# [GOAL]
Work out the number of lines in the records that include the word "LaTeX"; reply with that number alone.

# [RECORDS SUPPLIED]
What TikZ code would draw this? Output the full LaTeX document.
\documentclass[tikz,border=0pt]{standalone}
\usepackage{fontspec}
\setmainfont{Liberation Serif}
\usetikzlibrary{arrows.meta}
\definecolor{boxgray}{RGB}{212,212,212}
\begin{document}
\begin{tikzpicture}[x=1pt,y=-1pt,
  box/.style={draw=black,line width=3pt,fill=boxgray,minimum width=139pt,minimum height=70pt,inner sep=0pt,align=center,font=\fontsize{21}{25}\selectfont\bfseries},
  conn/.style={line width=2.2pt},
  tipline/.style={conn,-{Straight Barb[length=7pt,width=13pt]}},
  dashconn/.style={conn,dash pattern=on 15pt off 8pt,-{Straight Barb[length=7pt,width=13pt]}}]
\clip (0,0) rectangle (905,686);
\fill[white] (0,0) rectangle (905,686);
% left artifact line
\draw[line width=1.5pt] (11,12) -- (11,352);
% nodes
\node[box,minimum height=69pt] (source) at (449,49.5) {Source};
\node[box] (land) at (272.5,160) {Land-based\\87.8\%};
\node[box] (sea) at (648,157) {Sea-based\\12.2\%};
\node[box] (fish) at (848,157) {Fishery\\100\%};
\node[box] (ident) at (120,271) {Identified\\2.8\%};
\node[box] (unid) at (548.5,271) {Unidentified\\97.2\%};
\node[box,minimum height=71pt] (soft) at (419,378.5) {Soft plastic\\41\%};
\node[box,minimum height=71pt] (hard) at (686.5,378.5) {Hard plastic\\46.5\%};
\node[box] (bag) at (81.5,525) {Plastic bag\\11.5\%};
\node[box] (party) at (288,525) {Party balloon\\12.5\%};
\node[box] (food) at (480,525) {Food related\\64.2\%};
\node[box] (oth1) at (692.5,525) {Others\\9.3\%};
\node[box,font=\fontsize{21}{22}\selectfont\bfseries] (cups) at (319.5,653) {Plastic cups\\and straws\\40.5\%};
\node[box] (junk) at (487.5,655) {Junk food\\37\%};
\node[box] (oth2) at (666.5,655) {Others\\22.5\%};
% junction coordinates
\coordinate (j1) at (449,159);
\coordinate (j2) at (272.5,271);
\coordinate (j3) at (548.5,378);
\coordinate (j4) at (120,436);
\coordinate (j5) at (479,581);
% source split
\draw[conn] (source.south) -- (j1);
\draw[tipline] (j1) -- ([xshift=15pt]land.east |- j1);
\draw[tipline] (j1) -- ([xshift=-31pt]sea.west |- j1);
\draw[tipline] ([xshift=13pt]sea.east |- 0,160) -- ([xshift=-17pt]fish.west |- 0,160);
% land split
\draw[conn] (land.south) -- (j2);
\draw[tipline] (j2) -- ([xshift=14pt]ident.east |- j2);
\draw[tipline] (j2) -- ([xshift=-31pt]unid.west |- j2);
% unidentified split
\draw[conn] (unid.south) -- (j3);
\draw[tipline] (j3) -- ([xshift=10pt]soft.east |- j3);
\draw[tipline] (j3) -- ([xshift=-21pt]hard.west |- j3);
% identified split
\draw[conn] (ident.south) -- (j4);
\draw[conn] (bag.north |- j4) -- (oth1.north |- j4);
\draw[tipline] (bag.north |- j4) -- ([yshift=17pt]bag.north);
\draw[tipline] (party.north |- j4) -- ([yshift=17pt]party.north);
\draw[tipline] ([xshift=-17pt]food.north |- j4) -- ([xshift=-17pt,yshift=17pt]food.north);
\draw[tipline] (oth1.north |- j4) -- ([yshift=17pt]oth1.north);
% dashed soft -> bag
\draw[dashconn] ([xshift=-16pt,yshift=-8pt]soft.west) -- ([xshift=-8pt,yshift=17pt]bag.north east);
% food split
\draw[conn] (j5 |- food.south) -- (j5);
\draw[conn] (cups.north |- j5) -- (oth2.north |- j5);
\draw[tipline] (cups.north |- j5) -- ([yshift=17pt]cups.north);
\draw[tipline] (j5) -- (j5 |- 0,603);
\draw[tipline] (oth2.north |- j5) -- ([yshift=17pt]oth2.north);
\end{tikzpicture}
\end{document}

---

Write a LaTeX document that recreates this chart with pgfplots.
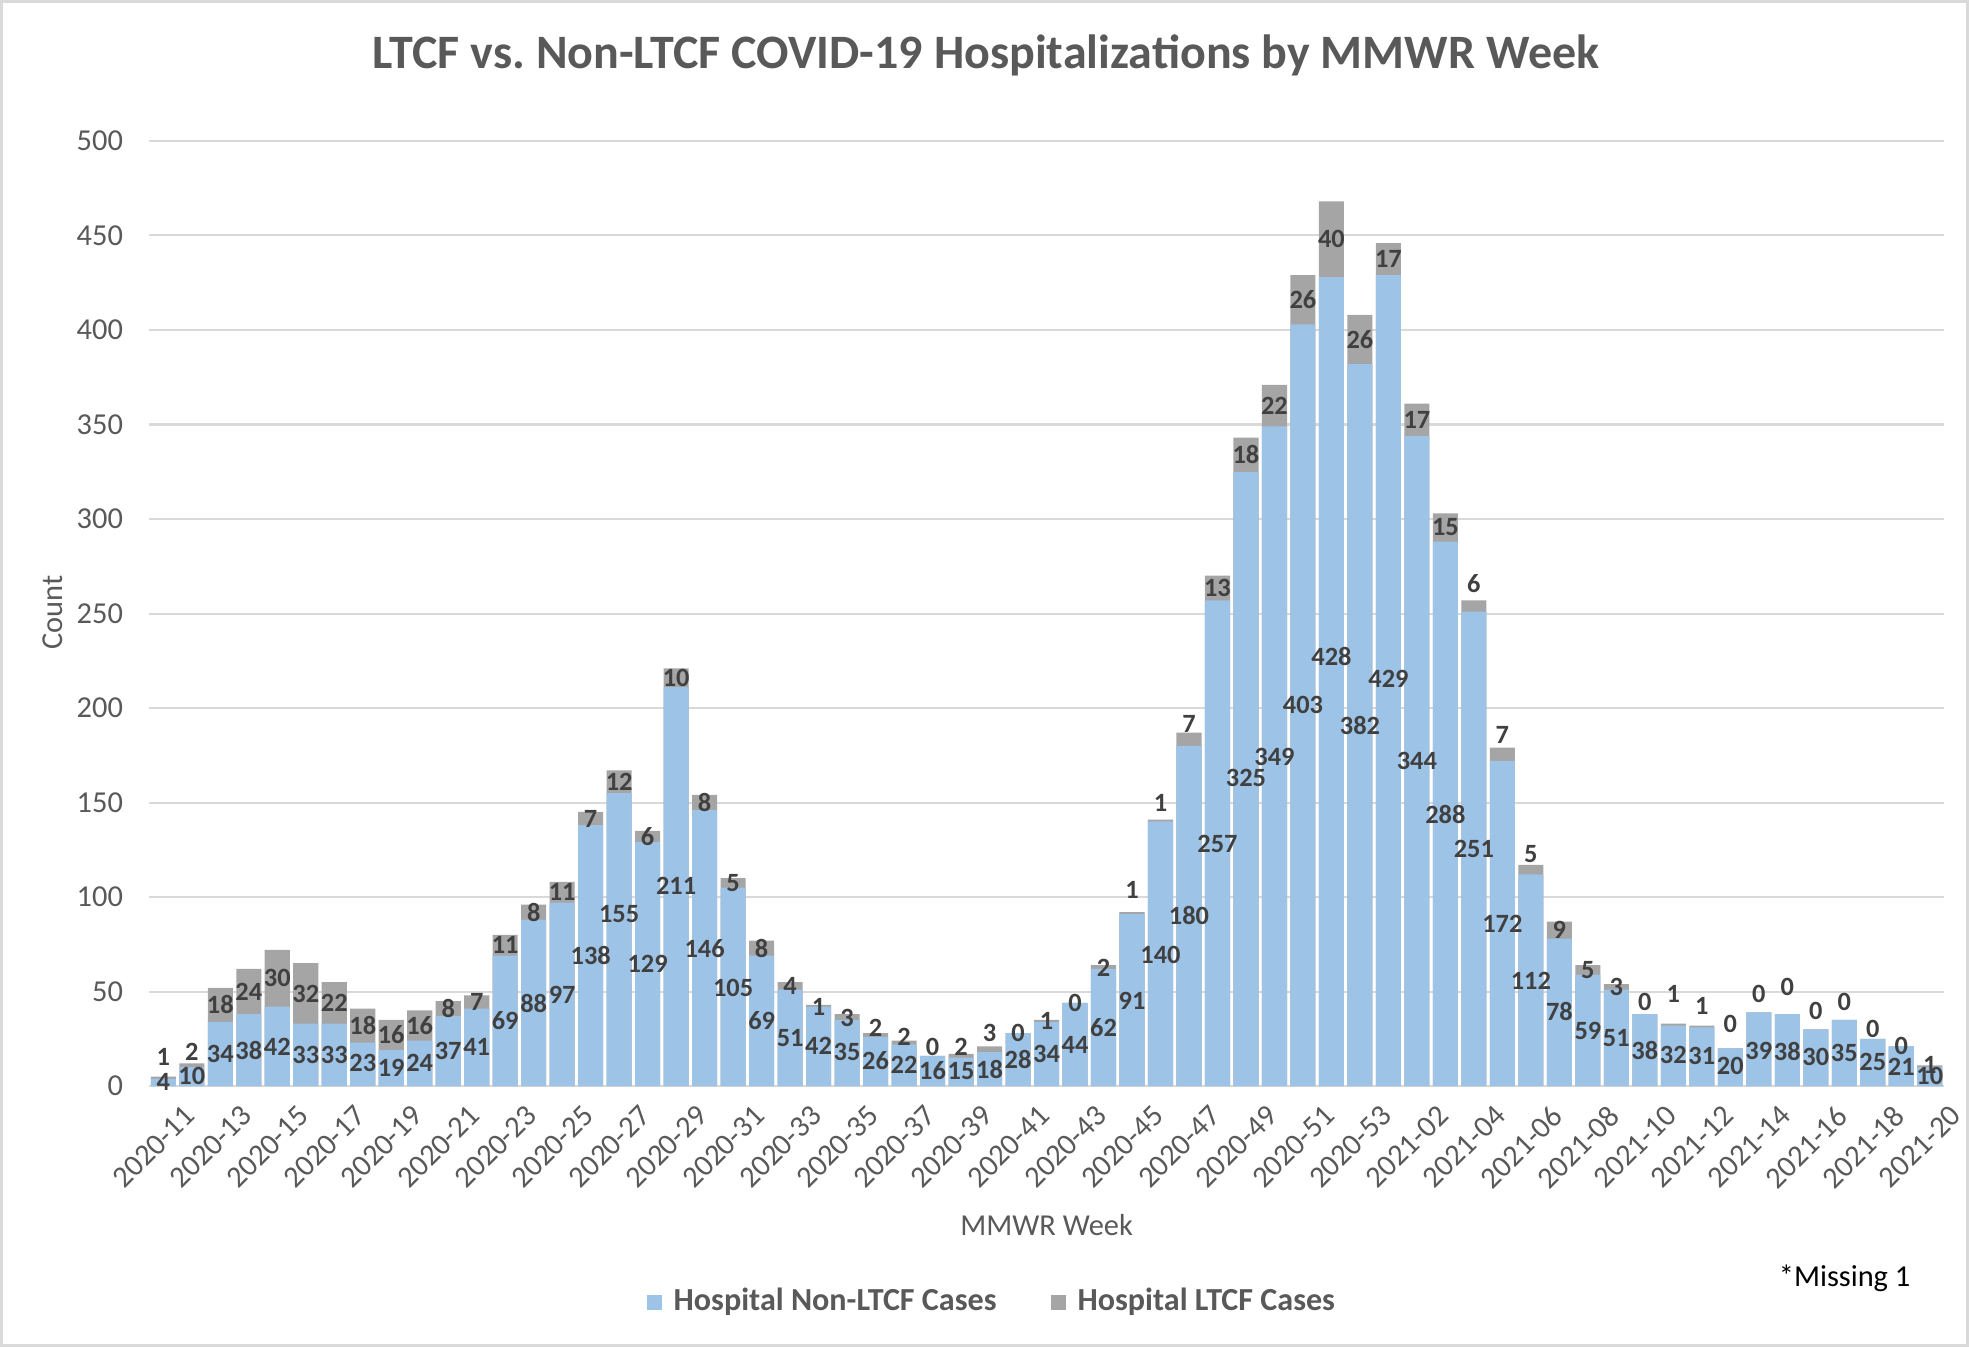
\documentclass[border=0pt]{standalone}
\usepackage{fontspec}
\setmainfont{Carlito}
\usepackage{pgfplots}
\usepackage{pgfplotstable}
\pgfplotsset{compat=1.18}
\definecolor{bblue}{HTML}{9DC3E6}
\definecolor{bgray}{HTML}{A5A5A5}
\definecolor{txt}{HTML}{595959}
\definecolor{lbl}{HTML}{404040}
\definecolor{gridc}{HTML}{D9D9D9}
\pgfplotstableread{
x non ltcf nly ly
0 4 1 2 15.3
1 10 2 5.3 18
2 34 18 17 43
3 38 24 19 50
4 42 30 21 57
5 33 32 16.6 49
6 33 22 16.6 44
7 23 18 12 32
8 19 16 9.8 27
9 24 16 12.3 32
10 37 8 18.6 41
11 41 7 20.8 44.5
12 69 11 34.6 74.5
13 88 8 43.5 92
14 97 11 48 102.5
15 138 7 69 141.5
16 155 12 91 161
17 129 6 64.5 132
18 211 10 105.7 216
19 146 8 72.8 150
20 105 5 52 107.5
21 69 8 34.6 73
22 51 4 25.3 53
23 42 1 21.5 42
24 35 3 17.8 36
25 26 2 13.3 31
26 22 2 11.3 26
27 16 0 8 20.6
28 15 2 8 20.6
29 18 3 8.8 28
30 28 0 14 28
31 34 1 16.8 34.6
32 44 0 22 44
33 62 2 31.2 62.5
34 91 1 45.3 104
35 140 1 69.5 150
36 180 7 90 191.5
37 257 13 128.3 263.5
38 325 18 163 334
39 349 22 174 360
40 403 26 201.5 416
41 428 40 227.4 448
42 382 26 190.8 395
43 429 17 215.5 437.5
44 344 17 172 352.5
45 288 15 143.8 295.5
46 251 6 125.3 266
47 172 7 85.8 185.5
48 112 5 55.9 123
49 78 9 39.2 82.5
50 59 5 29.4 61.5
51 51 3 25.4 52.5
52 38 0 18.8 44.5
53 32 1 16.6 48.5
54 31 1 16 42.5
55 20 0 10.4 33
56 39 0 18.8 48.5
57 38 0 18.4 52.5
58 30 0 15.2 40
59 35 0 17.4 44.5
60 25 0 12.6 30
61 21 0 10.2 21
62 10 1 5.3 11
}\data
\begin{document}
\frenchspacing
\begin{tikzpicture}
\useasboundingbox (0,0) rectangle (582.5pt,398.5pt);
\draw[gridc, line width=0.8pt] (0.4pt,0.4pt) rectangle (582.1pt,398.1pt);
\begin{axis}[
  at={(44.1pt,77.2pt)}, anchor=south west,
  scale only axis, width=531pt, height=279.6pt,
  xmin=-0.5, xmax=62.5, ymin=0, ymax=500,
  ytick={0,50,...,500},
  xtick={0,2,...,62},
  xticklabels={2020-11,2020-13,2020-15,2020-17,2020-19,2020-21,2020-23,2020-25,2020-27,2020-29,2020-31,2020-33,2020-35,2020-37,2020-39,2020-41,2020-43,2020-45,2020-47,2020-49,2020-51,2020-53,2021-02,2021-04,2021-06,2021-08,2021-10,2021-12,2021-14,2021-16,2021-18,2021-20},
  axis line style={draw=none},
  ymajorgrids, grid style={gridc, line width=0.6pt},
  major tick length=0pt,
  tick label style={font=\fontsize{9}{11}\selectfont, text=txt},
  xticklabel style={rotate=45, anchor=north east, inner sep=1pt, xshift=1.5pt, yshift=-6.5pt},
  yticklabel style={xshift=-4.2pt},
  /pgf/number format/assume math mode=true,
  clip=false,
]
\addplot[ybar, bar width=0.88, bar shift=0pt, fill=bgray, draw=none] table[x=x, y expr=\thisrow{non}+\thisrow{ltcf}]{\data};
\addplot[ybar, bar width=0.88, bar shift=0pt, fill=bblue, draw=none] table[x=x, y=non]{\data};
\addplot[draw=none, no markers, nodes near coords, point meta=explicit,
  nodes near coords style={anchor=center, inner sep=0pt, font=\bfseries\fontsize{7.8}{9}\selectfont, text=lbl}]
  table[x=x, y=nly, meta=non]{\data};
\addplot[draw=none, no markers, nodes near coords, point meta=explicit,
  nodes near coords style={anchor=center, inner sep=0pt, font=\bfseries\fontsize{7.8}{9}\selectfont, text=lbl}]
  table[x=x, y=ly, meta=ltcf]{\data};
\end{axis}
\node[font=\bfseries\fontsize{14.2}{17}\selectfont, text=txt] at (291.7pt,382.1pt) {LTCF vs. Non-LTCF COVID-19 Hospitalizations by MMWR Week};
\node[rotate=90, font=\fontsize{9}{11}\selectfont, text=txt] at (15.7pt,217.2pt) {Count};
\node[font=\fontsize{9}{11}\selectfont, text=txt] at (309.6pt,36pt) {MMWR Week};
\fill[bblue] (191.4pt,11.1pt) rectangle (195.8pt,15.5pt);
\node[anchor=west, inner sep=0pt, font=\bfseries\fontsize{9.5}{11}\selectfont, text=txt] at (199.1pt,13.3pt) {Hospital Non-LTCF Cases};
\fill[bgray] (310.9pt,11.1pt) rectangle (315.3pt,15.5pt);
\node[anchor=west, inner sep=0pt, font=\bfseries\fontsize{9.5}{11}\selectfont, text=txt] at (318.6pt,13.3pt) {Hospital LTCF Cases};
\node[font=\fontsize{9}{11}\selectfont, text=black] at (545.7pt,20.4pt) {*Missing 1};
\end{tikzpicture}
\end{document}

# [SOLUTION FOR THIS PROBLEM]
2